Now turn that over in your head. We can call the web service as this user WITHOUT knowing the password, just by knowing the hash. I don't know about you, but it makes me a little bit more worried when I hear of user details being leaked or hacked from sites. It's all very well reassuring us the passwords are hashed and can't be reverse engineered (assuming your own password can't be brute-forced). But depending on the security mechanism, a leak of those hashes can be dangerous. If a hacked provider advises people to change their passwords, take their advice. 

'Basic' authentication doesn't have the same weakness. In that environment the provider can store the password hash after applying their own 'secret sauce' mechanism (mostly a salt). When you authenticate, you send the password, they apply the secret sauce and compare the result. You can't get away without knowing the password, because all the work is done at their end.
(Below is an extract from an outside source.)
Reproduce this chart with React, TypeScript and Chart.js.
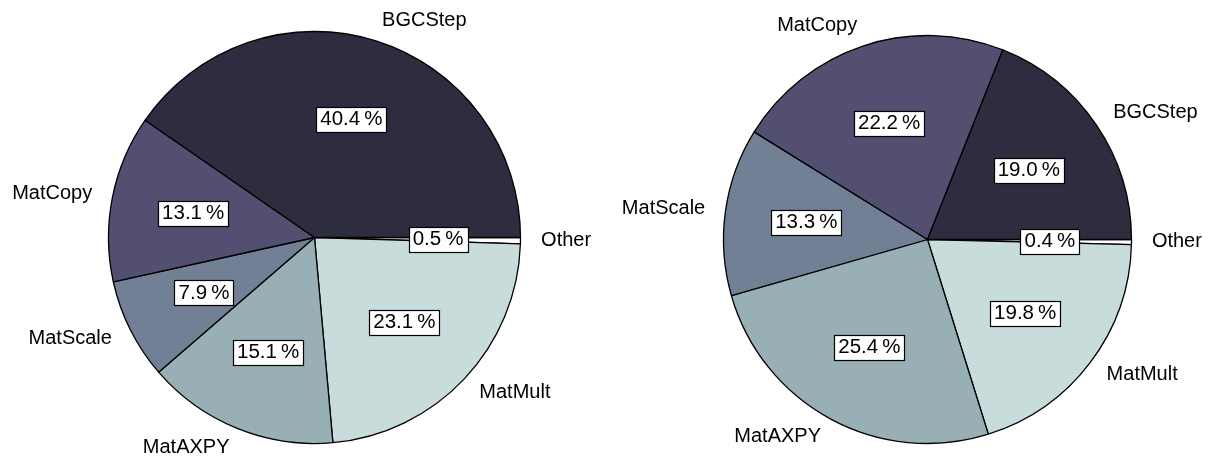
import React, { useEffect, useRef } from 'react';
import { Chart, registerables } from 'chart.js';

Chart.register(...registerables);

// ---- data ----
const categories = ['BGCStep', 'MatCopy', 'MatScale', 'MatAXPY', 'MatMult', 'Other'];
const leftValues = [40.4, 13.1, 7.9, 15.1, 23.1, 0.5];
const rightValues = [19.0, 22.2, 13.3, 25.4, 19.8, 0.4];
const sliceColors = ['#2e2d40', '#524f70', '#718094', '#98b0b5', '#c8dcdb', '#ffffff'];

const FONT = "20px 'Liberation Sans', Arial, Helvetica, sans-serif";
const PCT_FONT = "20.5px 'Liberation Sans', Arial, Helvetica, sans-serif";
const W = 606;
const H = 458;

const labelPlugin = {
  id: 'pieLabels',
  afterDatasetsDraw(chart: any) {
    const ctx = chart.ctx as CanvasRenderingContext2D;
    const meta = chart.getDatasetMeta(0);
    const labels = chart.data.labels as string[];
    const data = chart.data.datasets[0].data as number[];
    ctx.save();
    ctx.lineWidth = 1.2;
    ctx.strokeStyle = '#000';
    meta.data.forEach((arc: any, i: number) => {
      const { x, y, startAngle, endAngle, outerRadius } = arc.getProps(
        ['x', 'y', 'startAngle', 'endAngle', 'outerRadius'],
        true
      );
      const mid = (startAngle + endAngle) / 2;
      const c = Math.cos(mid);
      const s = Math.sin(mid);
      // category label at 1.1 r
      ctx.font = FONT;
      ctx.fillStyle = '#000';
      ctx.textBaseline = 'middle';
      ctx.textAlign = c >= 0 ? 'left' : 'right';
      ctx.fillText(labels[i], x + c * outerRadius * 1.1, y + s * outerRadius * 1.1 - 0.5);
      // percentage box at 0.6 r
      ctx.font = PCT_FONT;
      const txt = data[i].toFixed(1) + '\u2009%';
      const px = x + c * outerRadius * 0.6;
      const py = y + s * outerRadius * 0.6;
      const tw = ctx.measureText(txt).width;
      const bw = Math.round(tw + 8);
      const bh = 25;
      const bx = Math.round(px - bw / 2) + 0.5;
      const by = Math.round(py - bh / 2) + 0.5;
      ctx.fillStyle = '#ffffff';
      ctx.fillRect(bx, by, bw, bh);
      ctx.strokeRect(bx, by, bw, bh);
      ctx.fillStyle = '#000';
      ctx.textAlign = 'center';
      ctx.fillText(txt, px, py);
    });
    ctx.restore();
  },
};

function PieCanvas(props: {
  values: number[];
  left: number;
  cx: number;
  cy: number;
  r: number;
}) {
  const ref = useRef<HTMLCanvasElement>(null);
  useEffect(() => {
    if (!ref.current) return;
    const half = props.r + 8;
    const labelsRev = [...categories].reverse();
    const valuesRev = [...props.values].reverse();
    const colorsRev = [...sliceColors].reverse();
    const chart = new Chart(ref.current, {
      type: 'pie',
      data: {
        labels: labelsRev,
        datasets: [
          {
            data: valuesRev,
            backgroundColor: colorsRev,
            borderColor: '#000000',
            borderWidth: 1.3,
            hoverBorderWidth: 1.3,
            radius: props.r,
          } as any,
        ],
      },
      options: {
        responsive: false,
        animation: false,
        rotation: 90,
        layout: {
          padding: {
            left: props.cx - half,
            right: W - (props.cx + half),
            top: props.cy - half,
            bottom: H - (props.cy + half),
          },
        },
        plugins: {
          legend: { display: false },
          tooltip: { enabled: false },
        },
        events: [],
      },
      plugins: [labelPlugin],
    });
    return () => chart.destroy();
  }, []);
  return (
    <canvas
      ref={ref}
      width={W}
      height={H}
      style={{ position: 'absolute', left: props.left, top: 0, width: W, height: H }}
    />
  );
}

export default function App() {
  return (
    <div
      style={{
        position: 'absolute',
        left: 0,
        top: 0,
        width: 1212,
        height: 458,
        background: '#ffffff',
        overflow: 'hidden',
      }}
    >
      <PieCanvas values={leftValues} left={0} cx={314.5} cy={237.5} r={206} />
      <PieCanvas values={rightValues} left={606} cx={927.5 - 606} cy={239.5} r={204} />
    </div>
  );
}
There's no secret sauce for digest authentication, and there can't be. Even if the provider had the password in the clear, there's no way they can be sure the client has the password since all the client needs is the result of the hash. The provider must store, or be able to work out, the result of that hash because they need to replicate the final hash result using both the client and server nonces. They can store either that same user/realm/password hash as is, or they can encrypt it in a reversible manner, but a one-way hash wouldn't be usable.

In short, digest authentication means that our batch routine doesn't need to 'know' the actual password, just a hash. But it also makes those hashes a lot more dangerous.

I'm an amateur in this field. I checked around and it does seem this is a recognized limitation of digest authentication. EG: This Q&A and this comparison of Digest and Basic.